# Help me pick a generator



## genguy (Aug 25, 2021)

I am looking to buy a generator. What is readily available to me is a 6500 watt, 8500 surge, and an 8000watt, 10,000 watt surge. Both have 120/220 30 amp outlets (L14-30) and a couple of 20amp 120 plugs. So, 30 amps is 30 amps, what will the larger one do for me.

Thanks for your thoughts.


----------



## iowagold (Jan 22, 2020)

what makes and models are you looking at?
also take a look at the honda eu7000is gen set.
more money but is a real good quiet gen set.


----------



## exmar (Jun 29, 2015)

Figure out what wattage you need to get through an outage, that will provide size of unit. Frequency and duration of outages will determine "quality" (cost) of unit. e.g. Hurricane country, outages happen and can last for days=better quality or higher priced unit (Honda, etc.). Occasional outages may allow a lesser quality/priced unit. 

Other considerations: Bigger is not necessarily better, bigger unit uses more fuel, how much do you want to stockpile? Is NG or LPG available? To maximize life expectancy, generator should be run at half rated wattage steady state. e.g. Your example, 6500W, 3250W steady state, is that adequate for your needs? If you decide to go with NG reduce wattage by 20%, LPG 10%. Gas can last a year if Stabil or other preservative added, use in vehicle and refill. In an outage gas stations may not have power. "Surge" on a generator is somewhat imaginary in that when a motor starts (Frig, well pump, etc.) there is a momentary current surge lasting a fraction of a second. 

The goal is to get your usage down to the minimum during an outage, this allows a smaller generator and longer run time. e.g. 12 hours at half load vs 6-8 per tank of gas. "
So, 30 amps is 30 amps, what will the larger one do for me." Depends on if you need it. I've gotten by with a 3500W, Frig, Freezer, lights, wifi, tv, etc. for years, however, everyone's needs are different.

Do some homework before you purchase.


----------



## drmerdp (Apr 10, 2018)

The 6500watt unit is rated to produce 27amps while the 8000watt rated to produce 33amps. The 
l14-30 connection is rated for 30amps. The bigger generator will output at the circuits maximum ampacity and will provide the added ability to start a large inductive load like a central A/C. The bigger generator will likely have a larger engine and suffer from greater Fuel consumption.
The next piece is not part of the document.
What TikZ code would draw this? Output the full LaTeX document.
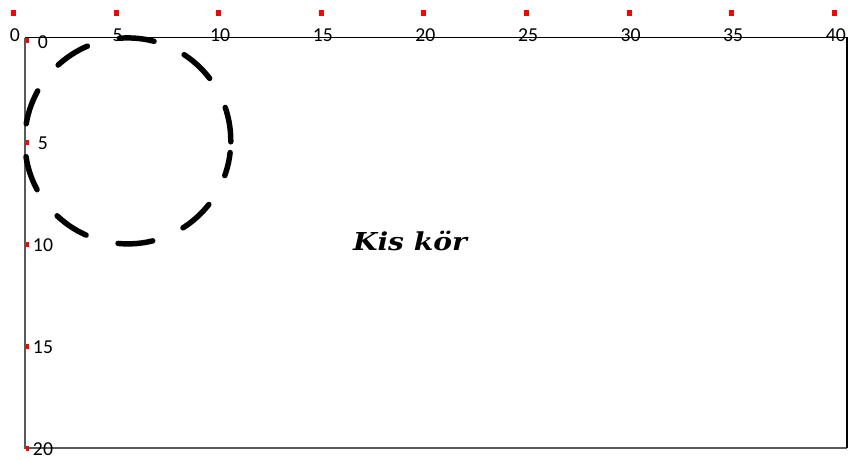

What are your electrical demands.


----------



## Browse Deweb (Jan 16, 2021)

It depends on what you want to use the generator for. If you will be using sensitive electronic devices and you want a clean sine wave with quiet operation, then an inverter generator is the way to go. You can also get two smaller generators and parallel them together. This allows for easier transport and offers some redundancy in case one is not working.

I have the Honda EU7000is which has been converted to Tri-fuel with the MotorSnorkel MSK7000kit and it's now running on natural gas. No more filling up gas cans. It's an expensive unit, but was half the price of a louder, permanently installed whole house unit which I was considering. The Honda meets my needs, has great resale value and I can take it with me when I move. I consider it insurance, not just a piece of equipment.

There are many other brands that offer inverter style generators, but Honda and Yamaha seems to be the highest quality, but at higher expense. There are plenty of videos on Youtube reviewing the various inverter and non-inverter style generators, so I would recommend viewing as many of those as you can stand to understand what the different models offer.


----------



## iowagold (Jan 22, 2020)

and a spare generator or second generator is a great plan!
we always have a small suit case style generator on hand just so we can run a few lights.

meters on the main panel is a good plan so you can see your load and power consumption.

these days we have utility smart meters that can give you a day snap shot of power.
but it does not tell you if it was L1 and L2 it just snap shots the total.

take your time and plan the system
and yes you can do it a little at a time!
that is why plan the system...
start buying the parts when you have the bucks off your plan sheet.
then when you get enough to build, do part of the system....

I have been over 20 years on my system here.
and it has been a fun project!
and darn glad to have spent the bucks for quality items!


----------



## genguy (Aug 25, 2021)

Thank you all for your responses, and thank you drmerdp for your clear and concise answer to my question.

The reality is, I already bought the generator. The hurricane was coming, and there was no other choice in the time I had before it got here. I bought the big one, may I not regret it. Bigger physically, more expensive, uses more gas, and all I got in the way of a hurricane was sprinkles, and no power outage. Which actually was the best outcome.

I intended to use it in place of a 15kw standby generator that decided to quit on me. And the response from the 24/7 generator people was we'll call you next week to get you on the schedule.

I will start another thread on my standby generator, maybe somebody knows how to fix it.


----------



## iowagold (Jan 22, 2020)

genguy said:


> Thank you all for your responses, and thank you drmerdp for your clear and concise answer to my question.
> 
> The reality is, I already bought the generator. The hurricane was coming, and there was no other choice in the time I had before it got here. I bought the big one, may I not regret it. Bigger physically, more expensive, uses more gas, and all I got in the way of a hurricane was sprinkles, and no power outage. Which actually was the best outcome.
> 
> ...


lol cheap storm insurance!!
and for me it works most of the time!!
if I am ready for it ..... it is a dud!!
that iowa dechero was a shot out of no where here aug 10 2020...
at least i had a basic plan that worked while i was out of town!
ups units, and whole house surge protection!
pm me if you need info and links on those units.


----------